● STATED TASK
Pull out every line with the word "diagram".
* Start TASK INPUT *
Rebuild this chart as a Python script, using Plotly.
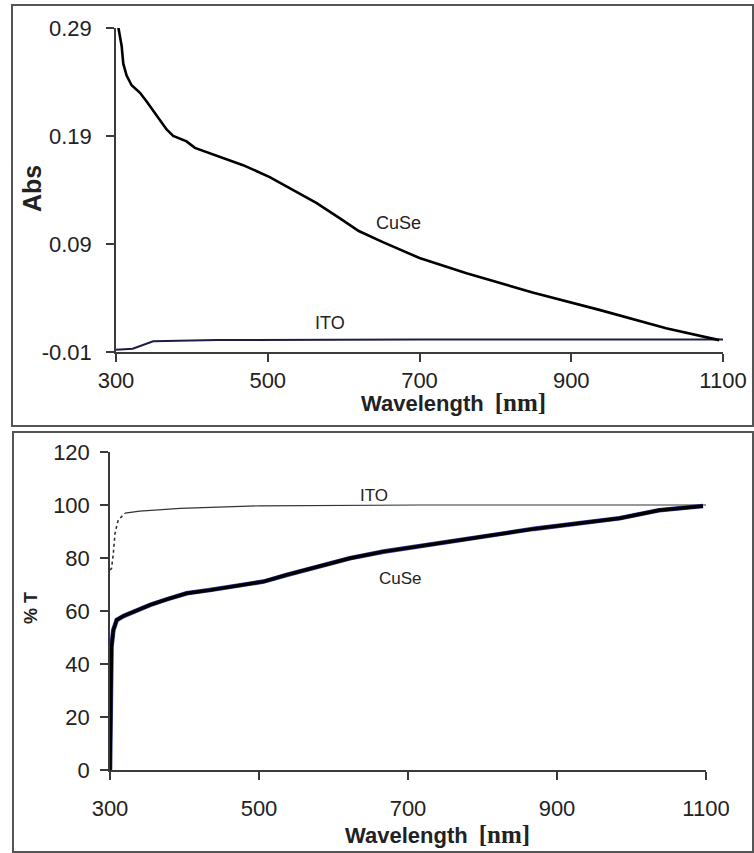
* End TASK INPUT *
* Start TASK INPUT *
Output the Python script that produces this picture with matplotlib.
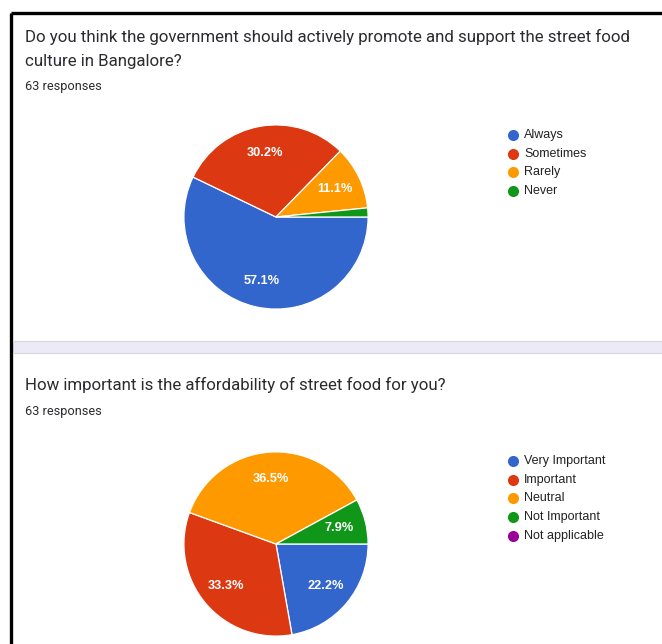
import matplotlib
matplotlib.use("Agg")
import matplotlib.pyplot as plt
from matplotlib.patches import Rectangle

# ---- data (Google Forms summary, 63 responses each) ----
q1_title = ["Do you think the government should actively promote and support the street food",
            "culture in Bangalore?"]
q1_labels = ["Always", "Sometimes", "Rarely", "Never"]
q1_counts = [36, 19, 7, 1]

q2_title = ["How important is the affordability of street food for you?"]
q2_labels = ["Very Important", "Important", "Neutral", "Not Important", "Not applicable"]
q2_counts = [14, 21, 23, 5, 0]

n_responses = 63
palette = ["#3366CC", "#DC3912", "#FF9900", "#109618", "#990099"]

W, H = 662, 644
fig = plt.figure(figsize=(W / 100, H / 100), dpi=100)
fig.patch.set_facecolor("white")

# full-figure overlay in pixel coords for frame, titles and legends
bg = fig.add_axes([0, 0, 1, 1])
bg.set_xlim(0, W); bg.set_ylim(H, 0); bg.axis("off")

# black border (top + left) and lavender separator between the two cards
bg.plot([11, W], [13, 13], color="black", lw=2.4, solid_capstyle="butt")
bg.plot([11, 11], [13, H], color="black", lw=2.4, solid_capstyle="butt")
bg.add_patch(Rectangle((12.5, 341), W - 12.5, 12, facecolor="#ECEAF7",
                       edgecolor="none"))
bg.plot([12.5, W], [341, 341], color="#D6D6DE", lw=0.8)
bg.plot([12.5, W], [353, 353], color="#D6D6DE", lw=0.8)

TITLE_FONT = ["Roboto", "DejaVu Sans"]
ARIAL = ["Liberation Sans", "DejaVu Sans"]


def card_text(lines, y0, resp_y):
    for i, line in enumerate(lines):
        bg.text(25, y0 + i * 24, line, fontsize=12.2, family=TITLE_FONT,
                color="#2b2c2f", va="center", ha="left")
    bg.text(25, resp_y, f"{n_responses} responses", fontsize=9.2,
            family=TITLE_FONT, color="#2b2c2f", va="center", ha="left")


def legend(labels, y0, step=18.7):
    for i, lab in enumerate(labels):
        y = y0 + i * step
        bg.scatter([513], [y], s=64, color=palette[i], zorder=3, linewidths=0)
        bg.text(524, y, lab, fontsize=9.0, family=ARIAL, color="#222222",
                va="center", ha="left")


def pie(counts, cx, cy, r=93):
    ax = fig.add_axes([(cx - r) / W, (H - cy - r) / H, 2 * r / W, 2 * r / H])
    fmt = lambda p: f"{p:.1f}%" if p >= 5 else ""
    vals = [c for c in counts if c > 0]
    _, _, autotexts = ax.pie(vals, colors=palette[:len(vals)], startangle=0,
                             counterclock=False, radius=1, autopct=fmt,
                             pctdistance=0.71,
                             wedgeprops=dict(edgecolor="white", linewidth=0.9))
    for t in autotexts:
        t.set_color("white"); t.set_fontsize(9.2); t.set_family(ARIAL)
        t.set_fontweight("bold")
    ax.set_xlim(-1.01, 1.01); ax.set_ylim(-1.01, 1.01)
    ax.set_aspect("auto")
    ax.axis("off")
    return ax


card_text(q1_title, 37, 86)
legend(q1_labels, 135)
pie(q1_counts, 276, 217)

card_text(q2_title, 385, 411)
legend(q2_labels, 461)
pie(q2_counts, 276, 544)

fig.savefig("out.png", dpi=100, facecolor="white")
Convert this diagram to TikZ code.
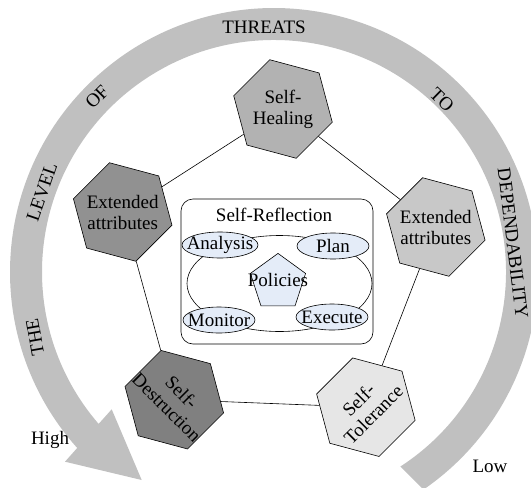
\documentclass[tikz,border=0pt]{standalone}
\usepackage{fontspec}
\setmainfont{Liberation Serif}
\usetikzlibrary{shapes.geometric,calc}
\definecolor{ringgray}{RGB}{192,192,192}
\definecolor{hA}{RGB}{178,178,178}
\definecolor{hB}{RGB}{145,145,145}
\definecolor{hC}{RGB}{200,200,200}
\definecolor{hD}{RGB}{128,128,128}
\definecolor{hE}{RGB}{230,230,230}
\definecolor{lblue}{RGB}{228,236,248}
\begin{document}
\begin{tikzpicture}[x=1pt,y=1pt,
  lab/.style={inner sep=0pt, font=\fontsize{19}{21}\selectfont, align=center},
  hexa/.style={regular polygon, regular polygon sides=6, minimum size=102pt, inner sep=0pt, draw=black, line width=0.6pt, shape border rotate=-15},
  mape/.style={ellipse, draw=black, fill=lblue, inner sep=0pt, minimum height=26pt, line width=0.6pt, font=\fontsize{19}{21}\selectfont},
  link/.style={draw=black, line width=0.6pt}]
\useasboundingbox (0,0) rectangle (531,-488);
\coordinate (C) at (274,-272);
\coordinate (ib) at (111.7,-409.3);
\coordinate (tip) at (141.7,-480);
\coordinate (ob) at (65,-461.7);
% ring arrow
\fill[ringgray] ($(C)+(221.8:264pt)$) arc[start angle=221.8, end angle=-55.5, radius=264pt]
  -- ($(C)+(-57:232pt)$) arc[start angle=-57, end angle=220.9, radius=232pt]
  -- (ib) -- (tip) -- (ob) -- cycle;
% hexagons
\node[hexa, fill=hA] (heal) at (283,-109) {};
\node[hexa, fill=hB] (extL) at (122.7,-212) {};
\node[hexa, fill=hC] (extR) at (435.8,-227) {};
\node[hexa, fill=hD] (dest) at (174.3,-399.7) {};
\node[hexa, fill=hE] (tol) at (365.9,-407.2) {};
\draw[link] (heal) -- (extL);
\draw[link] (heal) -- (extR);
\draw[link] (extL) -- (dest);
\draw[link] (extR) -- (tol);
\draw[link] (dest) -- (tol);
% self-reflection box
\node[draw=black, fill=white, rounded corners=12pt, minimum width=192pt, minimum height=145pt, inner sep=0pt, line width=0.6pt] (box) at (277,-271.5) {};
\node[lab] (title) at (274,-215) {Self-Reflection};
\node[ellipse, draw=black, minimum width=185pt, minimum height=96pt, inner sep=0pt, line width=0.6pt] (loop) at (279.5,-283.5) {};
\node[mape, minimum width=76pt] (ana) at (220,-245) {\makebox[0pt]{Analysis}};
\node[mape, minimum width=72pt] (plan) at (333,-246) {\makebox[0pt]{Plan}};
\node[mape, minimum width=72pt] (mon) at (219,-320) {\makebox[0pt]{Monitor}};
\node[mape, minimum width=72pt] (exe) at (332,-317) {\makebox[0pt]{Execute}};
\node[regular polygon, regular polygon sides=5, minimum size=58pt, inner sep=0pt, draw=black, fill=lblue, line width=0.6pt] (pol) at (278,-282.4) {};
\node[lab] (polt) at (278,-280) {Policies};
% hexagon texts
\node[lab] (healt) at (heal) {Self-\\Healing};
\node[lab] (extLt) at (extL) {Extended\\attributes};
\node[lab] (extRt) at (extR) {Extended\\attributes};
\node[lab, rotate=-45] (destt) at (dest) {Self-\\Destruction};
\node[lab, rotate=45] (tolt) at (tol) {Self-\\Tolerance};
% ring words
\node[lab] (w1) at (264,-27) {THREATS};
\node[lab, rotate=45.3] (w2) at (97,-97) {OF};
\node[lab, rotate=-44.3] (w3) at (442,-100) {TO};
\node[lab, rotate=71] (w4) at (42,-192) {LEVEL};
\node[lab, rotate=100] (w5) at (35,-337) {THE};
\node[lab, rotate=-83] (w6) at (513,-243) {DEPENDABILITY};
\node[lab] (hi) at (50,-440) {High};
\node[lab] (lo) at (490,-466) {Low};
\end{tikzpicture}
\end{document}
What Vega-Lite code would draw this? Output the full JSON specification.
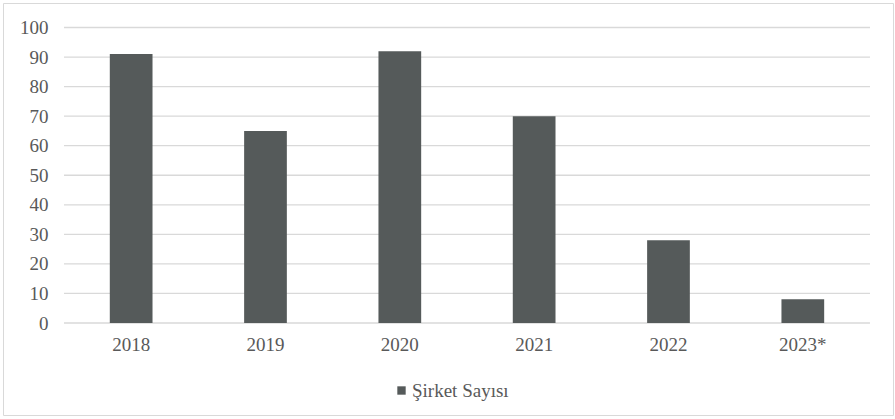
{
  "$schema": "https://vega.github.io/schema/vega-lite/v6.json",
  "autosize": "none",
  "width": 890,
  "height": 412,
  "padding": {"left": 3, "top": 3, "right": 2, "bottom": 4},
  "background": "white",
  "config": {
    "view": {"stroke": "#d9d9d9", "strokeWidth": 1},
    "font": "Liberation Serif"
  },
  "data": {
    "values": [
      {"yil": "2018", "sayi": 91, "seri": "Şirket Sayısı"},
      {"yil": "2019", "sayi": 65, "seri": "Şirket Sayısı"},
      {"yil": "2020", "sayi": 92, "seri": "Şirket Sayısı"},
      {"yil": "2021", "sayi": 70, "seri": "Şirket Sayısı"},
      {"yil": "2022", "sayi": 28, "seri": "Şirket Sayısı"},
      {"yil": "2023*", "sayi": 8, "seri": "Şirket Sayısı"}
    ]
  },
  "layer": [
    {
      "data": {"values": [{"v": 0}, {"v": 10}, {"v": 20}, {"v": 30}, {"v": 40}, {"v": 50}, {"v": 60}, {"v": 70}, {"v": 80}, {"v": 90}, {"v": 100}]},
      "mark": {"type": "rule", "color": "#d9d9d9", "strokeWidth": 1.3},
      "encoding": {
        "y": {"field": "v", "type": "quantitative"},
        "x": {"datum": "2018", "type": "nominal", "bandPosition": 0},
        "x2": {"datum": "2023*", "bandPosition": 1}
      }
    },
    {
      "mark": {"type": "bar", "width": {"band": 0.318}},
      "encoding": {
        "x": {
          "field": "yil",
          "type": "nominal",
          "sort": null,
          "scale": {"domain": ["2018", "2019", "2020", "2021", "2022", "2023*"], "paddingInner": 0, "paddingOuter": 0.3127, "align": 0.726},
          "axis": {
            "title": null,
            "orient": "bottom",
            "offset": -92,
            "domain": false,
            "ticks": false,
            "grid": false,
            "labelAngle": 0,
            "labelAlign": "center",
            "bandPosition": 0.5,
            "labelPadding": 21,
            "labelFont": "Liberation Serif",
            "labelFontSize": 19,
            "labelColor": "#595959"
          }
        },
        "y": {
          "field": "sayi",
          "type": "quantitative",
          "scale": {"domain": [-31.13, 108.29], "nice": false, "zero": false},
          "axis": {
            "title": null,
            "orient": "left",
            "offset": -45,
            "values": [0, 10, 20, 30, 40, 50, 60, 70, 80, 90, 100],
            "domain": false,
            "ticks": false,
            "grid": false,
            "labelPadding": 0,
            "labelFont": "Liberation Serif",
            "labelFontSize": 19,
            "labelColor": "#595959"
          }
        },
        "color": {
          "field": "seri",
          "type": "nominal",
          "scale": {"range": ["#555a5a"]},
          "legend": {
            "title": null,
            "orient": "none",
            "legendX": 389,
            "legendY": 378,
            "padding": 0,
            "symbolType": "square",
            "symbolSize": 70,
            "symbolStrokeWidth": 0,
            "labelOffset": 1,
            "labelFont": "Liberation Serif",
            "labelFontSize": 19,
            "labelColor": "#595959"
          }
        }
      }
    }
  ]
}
* End TASK INPUT *
* Start TASK INPUT *
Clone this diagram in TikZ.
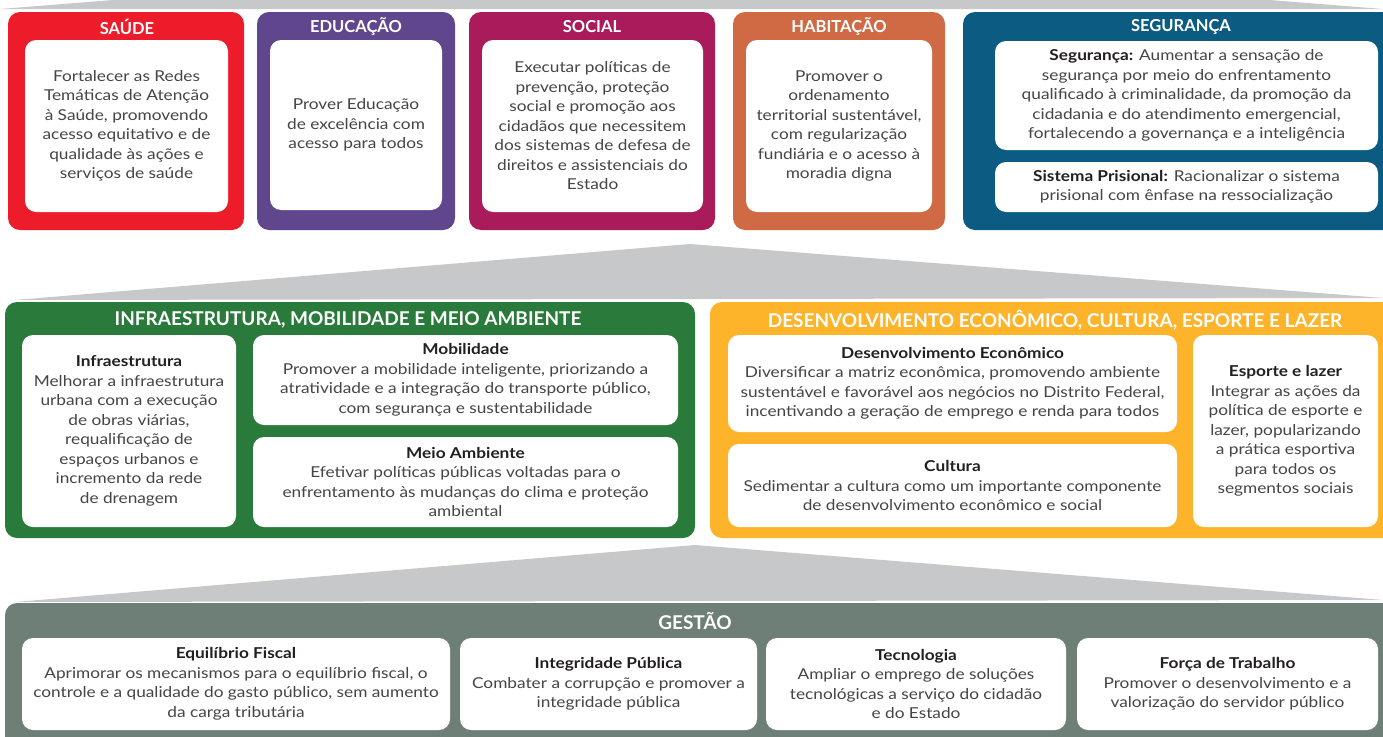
* End TASK INPUT *
● TASK SOLUTION
Convert this diagram to TikZ code.
Clone this diagram in TikZ.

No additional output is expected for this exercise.